**INFORMATION PROVIDED:**
(begin)

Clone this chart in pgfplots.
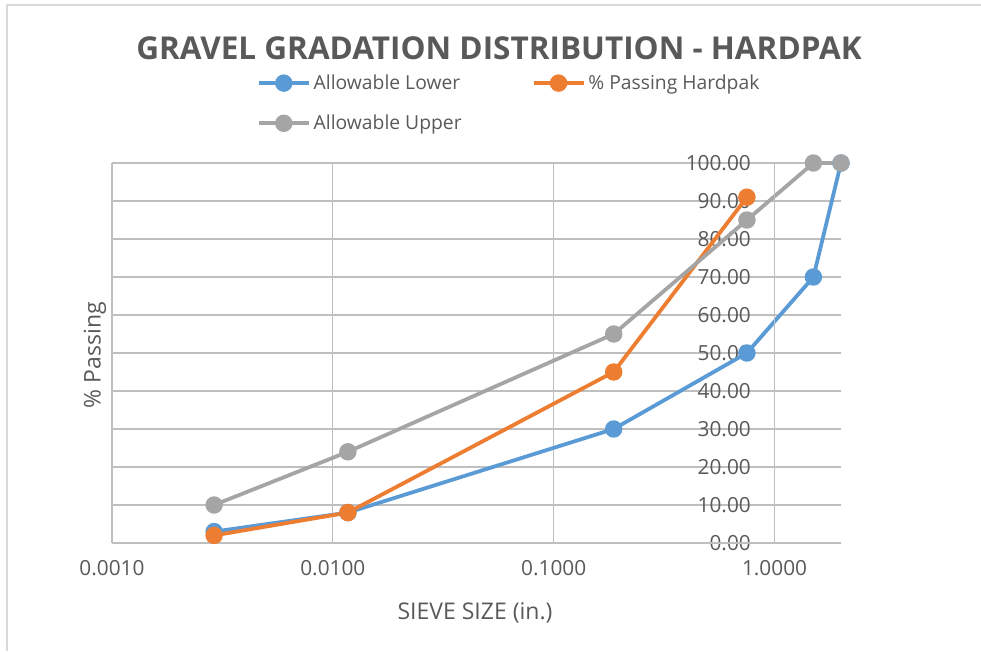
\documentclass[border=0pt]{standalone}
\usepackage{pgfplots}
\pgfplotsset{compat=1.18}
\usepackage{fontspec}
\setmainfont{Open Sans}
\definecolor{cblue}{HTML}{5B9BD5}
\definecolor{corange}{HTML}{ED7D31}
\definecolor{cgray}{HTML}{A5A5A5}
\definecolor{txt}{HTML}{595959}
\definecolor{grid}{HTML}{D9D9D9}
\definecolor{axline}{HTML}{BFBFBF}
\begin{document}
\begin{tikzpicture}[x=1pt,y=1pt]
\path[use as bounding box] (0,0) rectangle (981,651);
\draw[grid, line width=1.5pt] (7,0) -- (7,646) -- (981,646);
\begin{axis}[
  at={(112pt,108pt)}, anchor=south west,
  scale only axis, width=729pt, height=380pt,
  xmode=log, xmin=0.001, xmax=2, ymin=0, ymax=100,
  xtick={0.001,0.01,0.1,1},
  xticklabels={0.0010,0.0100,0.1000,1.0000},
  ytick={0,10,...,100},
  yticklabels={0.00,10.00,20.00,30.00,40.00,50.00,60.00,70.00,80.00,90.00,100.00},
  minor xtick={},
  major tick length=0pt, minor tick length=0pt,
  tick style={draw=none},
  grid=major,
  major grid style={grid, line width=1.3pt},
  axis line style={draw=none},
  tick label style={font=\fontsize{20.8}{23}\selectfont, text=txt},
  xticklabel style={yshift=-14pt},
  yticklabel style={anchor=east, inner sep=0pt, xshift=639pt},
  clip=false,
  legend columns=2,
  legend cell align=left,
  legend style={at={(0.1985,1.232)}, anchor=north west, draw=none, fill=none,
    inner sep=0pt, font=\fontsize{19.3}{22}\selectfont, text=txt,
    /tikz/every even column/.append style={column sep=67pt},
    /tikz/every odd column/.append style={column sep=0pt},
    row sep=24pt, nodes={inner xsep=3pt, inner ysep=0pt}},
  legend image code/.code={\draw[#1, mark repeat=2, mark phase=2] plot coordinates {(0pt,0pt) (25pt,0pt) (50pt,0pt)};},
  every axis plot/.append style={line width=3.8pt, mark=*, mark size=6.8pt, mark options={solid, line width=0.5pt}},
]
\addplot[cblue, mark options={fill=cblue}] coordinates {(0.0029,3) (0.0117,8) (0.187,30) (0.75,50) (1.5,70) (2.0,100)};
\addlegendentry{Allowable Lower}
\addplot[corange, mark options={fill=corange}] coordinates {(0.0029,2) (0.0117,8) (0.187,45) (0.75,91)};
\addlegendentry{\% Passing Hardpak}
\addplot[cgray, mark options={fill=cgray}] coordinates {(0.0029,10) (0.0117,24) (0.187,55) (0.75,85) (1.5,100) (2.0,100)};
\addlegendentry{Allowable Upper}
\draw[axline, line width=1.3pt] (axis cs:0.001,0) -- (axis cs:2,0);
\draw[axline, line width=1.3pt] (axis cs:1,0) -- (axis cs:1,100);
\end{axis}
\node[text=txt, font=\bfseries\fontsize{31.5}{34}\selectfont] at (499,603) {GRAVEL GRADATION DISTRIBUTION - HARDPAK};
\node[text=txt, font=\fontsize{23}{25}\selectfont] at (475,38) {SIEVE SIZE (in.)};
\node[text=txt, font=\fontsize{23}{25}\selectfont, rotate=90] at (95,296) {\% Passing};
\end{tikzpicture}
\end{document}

(end)

**TASK PROMPT:** Skip every picture and transcribe the data above exactly.

**FINAL ANSWER:**
Clone this chart in pgfplots.
\documentclass[border=0pt]{standalone}
\usepackage{pgfplots}
\pgfplotsset{compat=1.18}
\usepackage{fontspec}
\setmainfont{Open Sans}
\definecolor{cblue}{HTML}{5B9BD5}
\definecolor{corange}{HTML}{ED7D31}
\definecolor{cgray}{HTML}{A5A5A5}
\definecolor{txt}{HTML}{595959}
\definecolor{grid}{HTML}{D9D9D9}
\definecolor{axline}{HTML}{BFBFBF}
\begin{document}
\begin{tikzpicture}[x=1pt,y=1pt]
\path[use as bounding box] (0,0) rectangle (981,651);
\draw[grid, line width=1.5pt] (7,0) -- (7,646) -- (981,646);
\begin{axis}[
  at={(112pt,108pt)}, anchor=south west,
  scale only axis, width=729pt, height=380pt,
  xmode=log, xmin=0.001, xmax=2, ymin=0, ymax=100,
  xtick={0.001,0.01,0.1,1},
  xticklabels={0.0010,0.0100,0.1000,1.0000},
  ytick={0,10,...,100},
  yticklabels={0.00,10.00,20.00,30.00,40.00,50.00,60.00,70.00,80.00,90.00,100.00},
  minor xtick={},
  major tick length=0pt, minor tick length=0pt,
  tick style={draw=none},
  grid=major,
  major grid style={grid, line width=1.3pt},
  axis line style={draw=none},
  tick label style={font=\fontsize{20.8}{23}\selectfont, text=txt},
  xticklabel style={yshift=-14pt},
  yticklabel style={anchor=east, inner sep=0pt, xshift=639pt},
  clip=false,
  legend columns=2,
  legend cell align=left,
  legend style={at={(0.1985,1.232)}, anchor=north west, draw=none, fill=none,
    inner sep=0pt, font=\fontsize{19.3}{22}\selectfont, text=txt,
    /tikz/every even column/.append style={column sep=67pt},
    /tikz/every odd column/.append style={column sep=0pt},
    row sep=24pt, nodes={inner xsep=3pt, inner ysep=0pt}},
  legend image code/.code={\draw[#1, mark repeat=2, mark phase=2] plot coordinates {(0pt,0pt) (25pt,0pt) (50pt,0pt)};},
  every axis plot/.append style={line width=3.8pt, mark=*, mark size=6.8pt, mark options={solid, line width=0.5pt}},
]
\addplot[cblue, mark options={fill=cblue}] coordinates {(0.0029,3) (0.0117,8) (0.187,30) (0.75,50) (1.5,70) (2.0,100)};
\addlegendentry{Allowable Lower}
\addplot[corange, mark options={fill=corange}] coordinates {(0.0029,2) (0.0117,8) (0.187,45) (0.75,91)};
\addlegendentry{\% Passing Hardpak}
\addplot[cgray, mark options={fill=cgray}] coordinates {(0.0029,10) (0.0117,24) (0.187,55) (0.75,85) (1.5,100) (2.0,100)};
\addlegendentry{Allowable Upper}
\draw[axline, line width=1.3pt] (axis cs:0.001,0) -- (axis cs:2,0);
\draw[axline, line width=1.3pt] (axis cs:1,0) -- (axis cs:1,100);
\end{axis}
\node[text=txt, font=\bfseries\fontsize{31.5}{34}\selectfont] at (499,603) {GRAVEL GRADATION DISTRIBUTION - HARDPAK};
\node[text=txt, font=\fontsize{23}{25}\selectfont] at (475,38) {SIEVE SIZE (in.)};
\node[text=txt, font=\fontsize{23}{25}\selectfont, rotate=90] at (95,296) {\% Passing};
\end{tikzpicture}
\end{document}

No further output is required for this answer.